Red: The Life & Times of a Great American Writer by Ira Berkow, University of Nebraska Press, 2007
Citizen Reporter: S.S. McLure, Ida Tarbell, and the Magazine That Rewrote America by Stephanie Gorton, Ecco/HarperCollins, 2020
Carl Sagan: A Life in the Cosmos by William Poundstone, Henry Holt, 1999.
I went through all of the collections in the series in fairly rapid succession in 2023. They are some of the most engaging (and challenging!) essays I’ve come across. Similar in approach, but different in style from Isaac Asimov’s science essays from the Magazine of Fantasy and Science Fiction. This alone is a topic worthy of its own post.
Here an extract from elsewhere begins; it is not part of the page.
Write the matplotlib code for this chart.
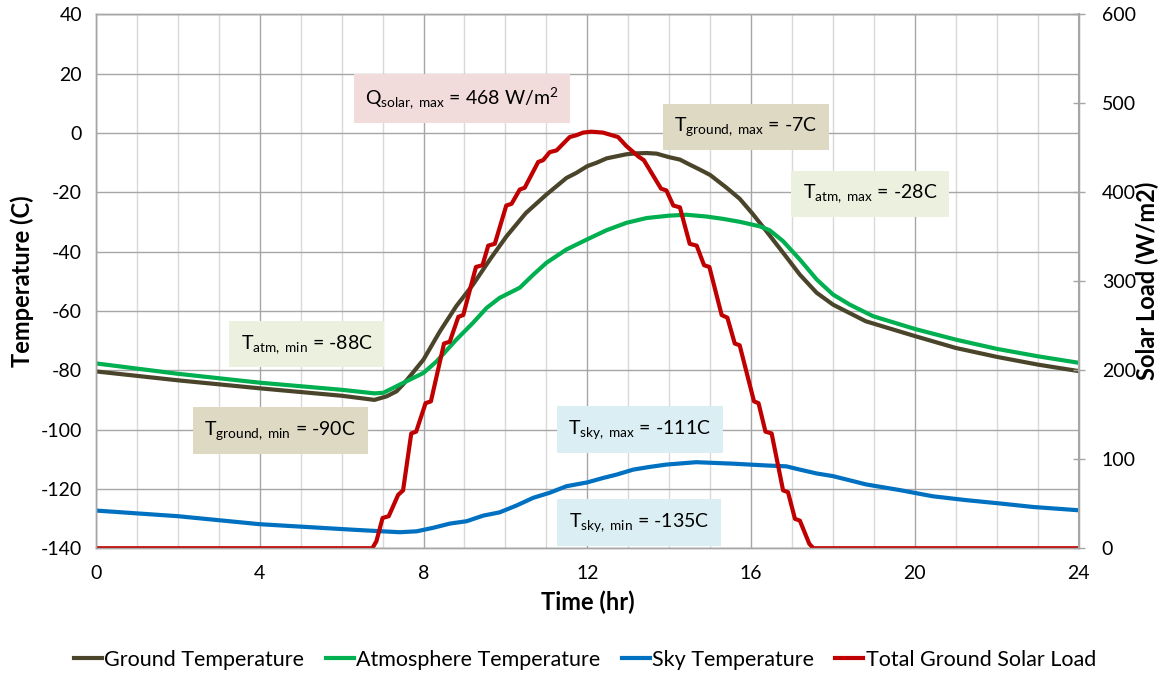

It didn’t take long for me to discover how remarkably under-qualified I was. The people who I saw being selected for astronaut classes were the overachievers of overachievers. It seemed to me that the typical biography was something like: “B.S. Computer Science with a Masters in Engineering and a Ph.D. in Astrophysics, with an MD on the side. 2,400 hours of flight time in multiple types of jet aircraft; avid rock climber, and deep-sea diver.”
I disagree here. Read history, too.
I’ve read John Quincy Adams: American Visionary by Fred Kaplan, Harper Collins, 2014; John Quincy Adams: Militant Spirit by James Traub, Basic Books, 2016; and more recently, The Problem of Democracy: The Presidents Adams Confront of the Cult of Personality by Nancy Isenburg and Andrew Burstein, Viking, 2019. And later this summer, I’m looking forward to a new one: John Quincy Adams by Randall Woods, Dutton, 2024.
Leonardo da Vinci, for instance. See Walter Isaacson’s Leonardo da Vinci by Walter Isaacson, Simon & Schuster, 2017.
Like Robert Moses as portrayed in The Power Broker by Robert A. Caro, Vintage Books, 1975. I had to set that book aside several times while reading it because Moses made me so mad.
In Joy Still Felt: The Autobiography of Isaac Asimov, 1954-1978 by Isaac Asimov, Doubleday, 1980.
Jefferson and His Time: The Virginian is the first book in the series.
Sometimes longer. It took me the entire month between mid-August and mid-September 2014 to get through the 3-volumes of William Manchester’s biography of Winston Churchill, The Last Lion, Little Brown, 1983.